14 responses to “Q & A with Chicago Ron…

  1. Paul Sampson

    Went on one of the Barn hunts a few years ago and had a great time Our group had finds from celtic gold to modern bits. I you get the chance to hunt England, go. Hunting a plowed field next to a Norman church will get your mind to time wandering. Good hunting yall.

  2. Hi Dick:
    I thoroughly enjoyed that interview. CR’s certainly a detecting icon and a great character. That photo of his gold finds just made a happy man very old!

  3. And so you know today (23rd) is Ron’s Birthday…..

  4. BigTony

    Happy Birthday Ron! Good interview Dick, keep em coming.

    I liked the Dig War shows, they were fun to watch. You spend plenty of time in England, are you planning on moving there?
    Getting over there and finding a cache or finding a cache here in the US are my dreams and on my next to do list. Thanks for the cool interview.

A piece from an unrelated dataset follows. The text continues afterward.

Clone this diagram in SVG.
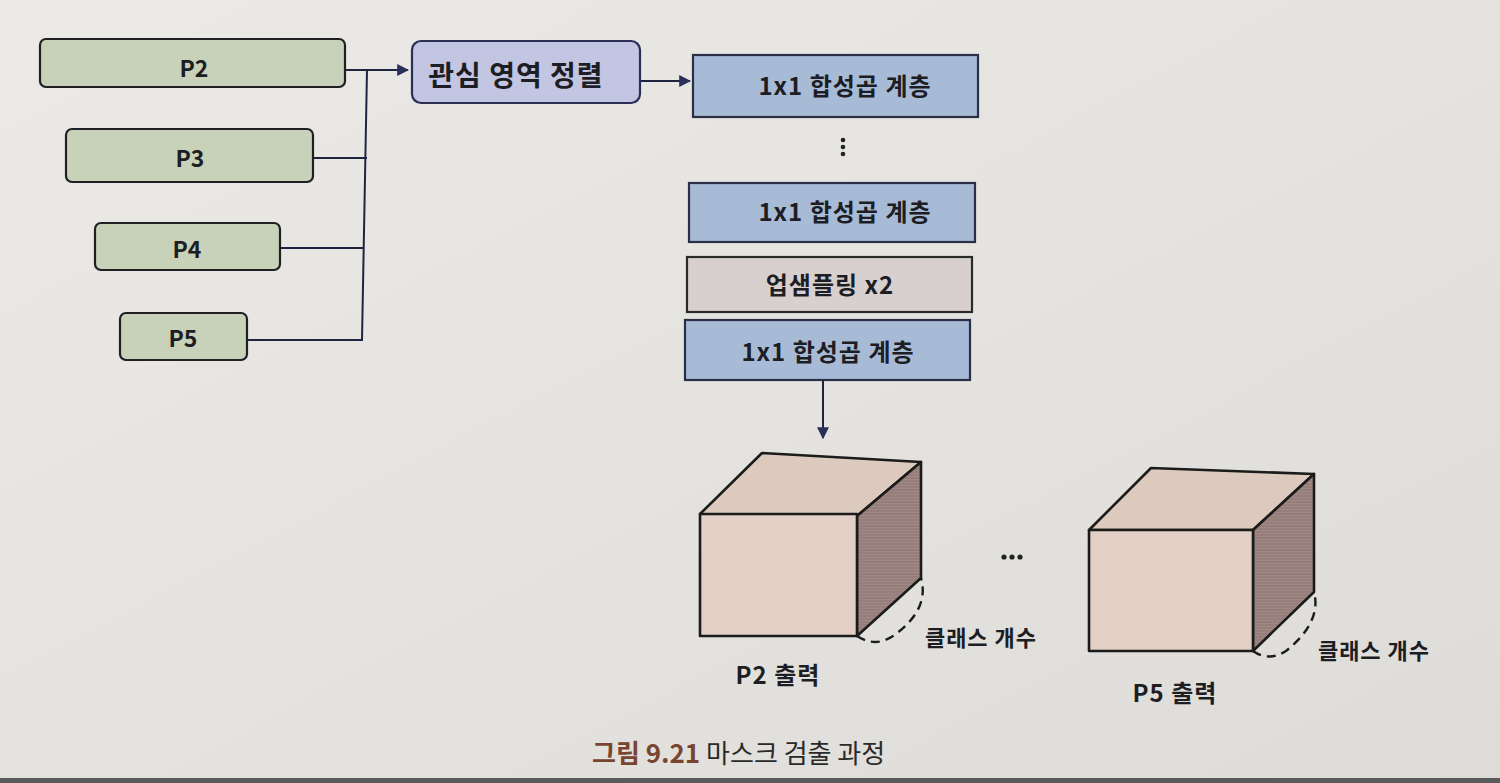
<svg xmlns="http://www.w3.org/2000/svg" width="1500" height="783" viewBox="0 0 1500 783">
<defs>
<style>
.t{font-family:"Noto Sans CJK KR","Noto Sans",sans-serif;font-weight:700;fill:#1d1d24;text-anchor:middle;dominant-baseline:central}
.g{fill:#c8d2b8;stroke:#1f1f24;stroke-width:2.2}
.b{fill:#a8bbd6;stroke:#2a2f45;stroke-width:2.2}
.c{fill:none;stroke:#1f2440;stroke-width:2}
.k{stroke:#1b1b1b;stroke-width:2.6;stroke-linejoin:round}
.m{font-size:24px;letter-spacing:1px}
</style>
<marker id="ah" viewBox="0 0 10 10" refX="9" refY="5" markerWidth="6" markerHeight="6" orient="auto" markerUnits="strokeWidth">
<path d="M0,0 L10,5 L0,10 z" fill="#2a2f5a"/>
</marker>
<linearGradient id="bg" x1="0" y1="0" x2="1" y2="1">
<stop offset="0" stop-color="#ebeae6"/>
<stop offset="1" stop-color="#dddcd8"/>
</linearGradient>
<pattern id="hatch" width="4" height="3" patternUnits="userSpaceOnUse">
<rect width="4" height="3" fill="#a08985"/>
<line x1="0" y1="1" x2="4" y2="1" stroke="#8c7570" stroke-width="1"/>
</pattern>
</defs>
<rect width="1500" height="783" fill="url(#bg)"/>
<rect y="778" width="1500" height="5" fill="#5a5a5a"/>

<g id="connectors">
<polyline class="c" points="345,70 408,70" marker-end="url(#ah)"/>
<polyline class="c" points="313,158 367,158"/>
<polyline class="c" points="280,248 364,248"/>
<polyline class="c" points="247,340 362,340 367,70"/>
<polyline class="c" points="640,81 690,81" marker-end="url(#ah)"/>
<polyline class="c" points="823,380 823,438" marker-end="url(#ah)"/>
</g>

<g id="p2"><rect class="g" x="40" y="39" width="305" height="48" rx="6"/><text class="t" x="194" y="67" font-size="23">P2</text></g>
<g id="p3"><rect class="g" x="66" y="129" width="247" height="53" rx="6"/><text class="t" x="190" y="157" font-size="23">P3</text></g>
<g id="p4"><rect class="g" x="95" y="223" width="185" height="47" rx="6"/><text class="t" x="187" y="248" font-size="23">P4</text></g>
<g id="p5"><rect class="g" x="120" y="313" width="127" height="47" rx="6"/><text class="t" x="183" y="337" font-size="23">P5</text></g>

<g id="roi"><rect x="412" y="41" width="228" height="62" rx="9" fill="#c3c6e2" stroke="#2a2f55" stroke-width="2.2"/><text class="t" x="516" y="74" font-size="28" letter-spacing="1">관심 영역 정렬</text></g>

<g id="conv1"><rect class="b" x="693" y="55" width="285" height="62"/><text class="t m" x="845" y="84">1x1 합성곱 계층</text></g>
<g id="vdots"><circle cx="843" cy="140" r="2.3" fill="#222"/><circle cx="843" cy="147" r="2.3" fill="#222"/><circle cx="843" cy="154" r="2.3" fill="#222"/></g>
<g id="conv2"><rect class="b" x="689" y="183" width="286" height="59"/><text class="t m" x="845" y="210">1x1 합성곱 계층</text></g>
<g id="up"><rect x="687" y="257" width="285" height="55" fill="#d8d0cf" stroke="#2a2a2a" stroke-width="2.2"/><text class="t m" x="830" y="283">업샘플링 x2</text></g>
<g id="conv3"><rect class="b" x="685" y="320" width="285" height="60"/><text class="t m" x="828" y="350">1x1 합성곱 계층</text></g>

<g id="cube1">
<polygon class="k" points="700,514 762,453 921,462 857,516" fill="#dccabf"/>
<polygon class="k" points="857,516 921,462 921,578 857,636" fill="url(#hatch)"/>
<rect class="k" x="700" y="514" width="157" height="122" fill="#e2cfc5"/>
<path d="M857,636 Q875,648 893,636 Q930,610 921,578" fill="none" stroke="#1b1b1b" stroke-width="2.4" stroke-dasharray="9,6"/>
<text class="t" x="981" y="636" font-size="22" letter-spacing="1">클래스 개수</text>
<text class="t" x="778" y="673" font-size="24" letter-spacing="1">P2 출력</text>
</g>

<g id="hdots"><circle cx="1004" cy="557" r="2.6" fill="#222"/><circle cx="1012" cy="557" r="2.6" fill="#222"/><circle cx="1020" cy="557" r="2.6" fill="#222"/></g>

<g id="cube2">
<polygon class="k" points="1089,530 1151,468 1314,474 1253,530" fill="#dccabf"/>
<polygon class="k" points="1253,530 1314,474 1314,592 1253,651" fill="url(#hatch)"/>
<rect class="k" x="1089" y="530" width="164" height="121" fill="#e2cfc5"/>
<path d="M1253,651 Q1268,662 1286,651 Q1322,622 1314,592" fill="none" stroke="#1b1b1b" stroke-width="2.4" stroke-dasharray="9,6"/>
<text class="t" x="1374" y="649" font-size="22" letter-spacing="1">클래스 개수</text>
<text class="t" x="1175" y="691" font-size="24" letter-spacing="1">P5 출력</text>
</g>

<g id="caption">
<text x="592" y="751" font-family="'Noto Sans CJK KR','Noto Sans',sans-serif" font-size="26" dominant-baseline="central"><tspan fill="#7a4530" font-weight="700">그림 9.21</tspan><tspan fill="#2a2a2a" font-weight="400"> 마스크 검출 과정</tspan></text>
</g>
</svg>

    • Tony, Ron & Gretchen are out and about and can’t access the comments section. He told me to relay the following….

      Gretchen and I have thought of moving to the UK after I retire although it would probably take one of us winning the lottery to do so LOL but it would definitely be an option if money were available

    • Here’s something to keep your hopes up Tony….

  5. BigTony

    Wow wow and wow thanks Dick I enjoyed that video of cashes! Now should I buy a Radio Shack and get out there? One question, how did they carry all that treasure back to thier cars? With help of course……

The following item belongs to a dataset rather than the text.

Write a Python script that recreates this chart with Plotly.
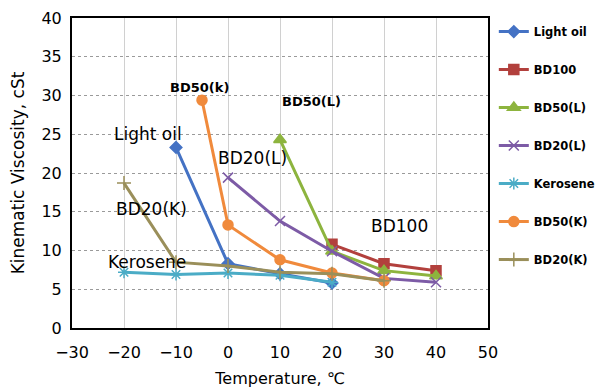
import plotly.graph_objects as go

# Data
light_oil_x = [-10, 0, 10, 20]
light_oil_y = [23.3, 8.3, 7.0, 5.8]
bd100_x = [20, 30, 40]
bd100_y = [10.8, 8.3, 7.4]
bd50l_x = [10, 20, 30, 40]
bd50l_y = [24.3, 9.9, 7.4, 6.7]
bd20l_x = [0, 10, 20, 30, 40]
bd20l_y = [19.4, 13.8, 9.9, 6.4, 5.9]
kerosene_x = [-20, -10, 0, 10, 20]
kerosene_y = [7.2, 6.9, 7.1, 6.8, 5.9]
bd50k_x = [-5, 0, 10, 20, 30]
bd50k_y = [29.4, 13.3, 8.8, 7.1, 6.1]
bd20k_x = [-20, -10, 0, 10, 20, 30]
bd20k_y = [18.7, 8.5, 8.0, 7.2, 7.0, 6.1]

x_ticks = [-30, -20, -10, 0, 10, 20, 30, 40, 50]
x_tick_labels = ["\u221230", "\u221220", "\u221210", "0", "10", "20", "30", "40", "50"]
y_ticks = [0, 5, 10, 15, 20, 25, 30, 35, 40]

series = [
    ("Light oil", light_oil_x, light_oil_y, "#4472C4", "diamond", 9),
    ("BD100", bd100_x, bd100_y, "#B2403D", "square", 10),
    ("BD50(L)", bd50l_x, bd50l_y, "#8DB43E", "triangle-up", 11),
    ("BD20(L)", bd20l_x, bd20l_y, "#7D5BA6", "x-thin-open", 10),
    ("Kerosene", kerosene_x, kerosene_y, "#4BACC6", "asterisk-open", 10),
    ("BD50(K)", bd50k_x, bd50k_y, "#F08A3C", "circle", 10),
    ("BD20(K)", bd20k_x, bd20k_y, "#9A8F5A", "cross-thin-open", 10),
]

fig = go.Figure()
for name, xs, ys, col, sym, sz in series:
    fig.add_trace(go.Scatter(
        x=xs, y=ys, name=name, mode="lines+markers",
        line=dict(color=col, width=3),
        marker=dict(symbol=sym, size=sz, color=col, line=dict(color=col, width=1.5)),
        legendgroup=name,
    ))

font_main = "DejaVu Sans, Arial, sans-serif"

annotations = [
    ("Light oil", -15.4, 25.0, 17, False),
    ("BD50(k)", -5.4, 31.0, 13, True),
    ("BD50(L)", 16.0, 29.2, 13, True),
    ("BD20(L)", 4.7, 21.9, 17, False),
    ("BD20(K)", -14.75, 15.3, 17, False),
    ("Kerosene", -15.6, 8.55, 17, False),
    ("BD100", 32.9, 13.1, 17, False),
]
for text, ax, ay, fs, bold in annotations:
    fig.add_annotation(x=ax, y=ay, text=f"<b>{text}</b>" if bold else text,
                       showarrow=False, font=dict(size=fs, color="black", family=font_main))

fig.add_shape(type="line", xref="paper", yref="paper", x0=1.269, x1=1.269, y0=-0.2, y1=1.06,
              line=dict(color="#c8d0dc", width=1, dash="5px,16px"))

fig.update_layout(
    width=596, height=381,
    margin=dict(l=64, r=116, t=10, b=61, autoexpand=False),
    paper_bgcolor="white", plot_bgcolor="white",
    font=dict(family=font_main, size=16, color="black"),
    showlegend=True,
    legend=dict(x=1.014, y=1.003, xanchor="left", yanchor="top",
                font=dict(size=11.5, family=font_main, color="black", weight="bold"),
                traceorder="grouped", tracegroupgap=19, itemwidth=30,
                maxheight=360, bgcolor="rgba(0,0,0,0)"),
    xaxis=dict(range=[-30, 50], tickvals=x_ticks, ticktext=x_tick_labels,
               showgrid=True, gridcolor="#d0d0d0", gridwidth=1,
               showline=True, linecolor="black", linewidth=2, mirror=True,
               zeroline=False, ticks="outside", ticklen=9, tickcolor="rgba(0,0,0,0)",
               tickfont=dict(size=16), automargin=False,
               title=dict(text="Temperature, \u2103", font=dict(size=16), standoff=12)),
    yaxis=dict(range=[0, 40], tickvals=y_ticks,
               showgrid=True, gridcolor="#9a9a9a", gridwidth=1, griddash="dot",
               showline=True, linecolor="black", linewidth=2, mirror=True,
               zeroline=False, ticks="outside", ticklen=5, tickcolor="rgba(0,0,0,0)",
               tickfont=dict(size=16), automargin=False,
               title=dict(text="Kinematic Viscosity, cSt", font=dict(size=17), standoff=12)),
)

fig.write_html("out.html")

  6. Happy birthday to Chicago Ron, and many more! Once again, an amazing profile of a prolific detectorist/treasure hunter…and he has to WORK at the same time! Excellent interview Dick. I’m still working on mine…now I’m intimidated a bit after Ron’s account…he’s a hard act to follow for sure!

    • Jim he is indeed a tough act to follow but it’s not about who found more or who did what. It’s about you, the person, the stories you have to tell and the experiences you have to share. I’m looking forward to yours.

  7. Great interview Dick!

    I find these Q & A’s very interesting. Now I know everything there is to know about you Ron. I have one pressing question though: Everyone seems to owe Dick twenty dollars–Do you owe Dick twenty dollars too? And I don’t know how I missed this post, didn’t see it in my email, so Ron & Dick, I apologize for the late comments 🙂

    I remember the Cook County Saga. They did not care one bit about what the public, or anyone wanted. They just ignored us. We wanted to keep going with it, but then we couldn’t find another attorney who would even take it on.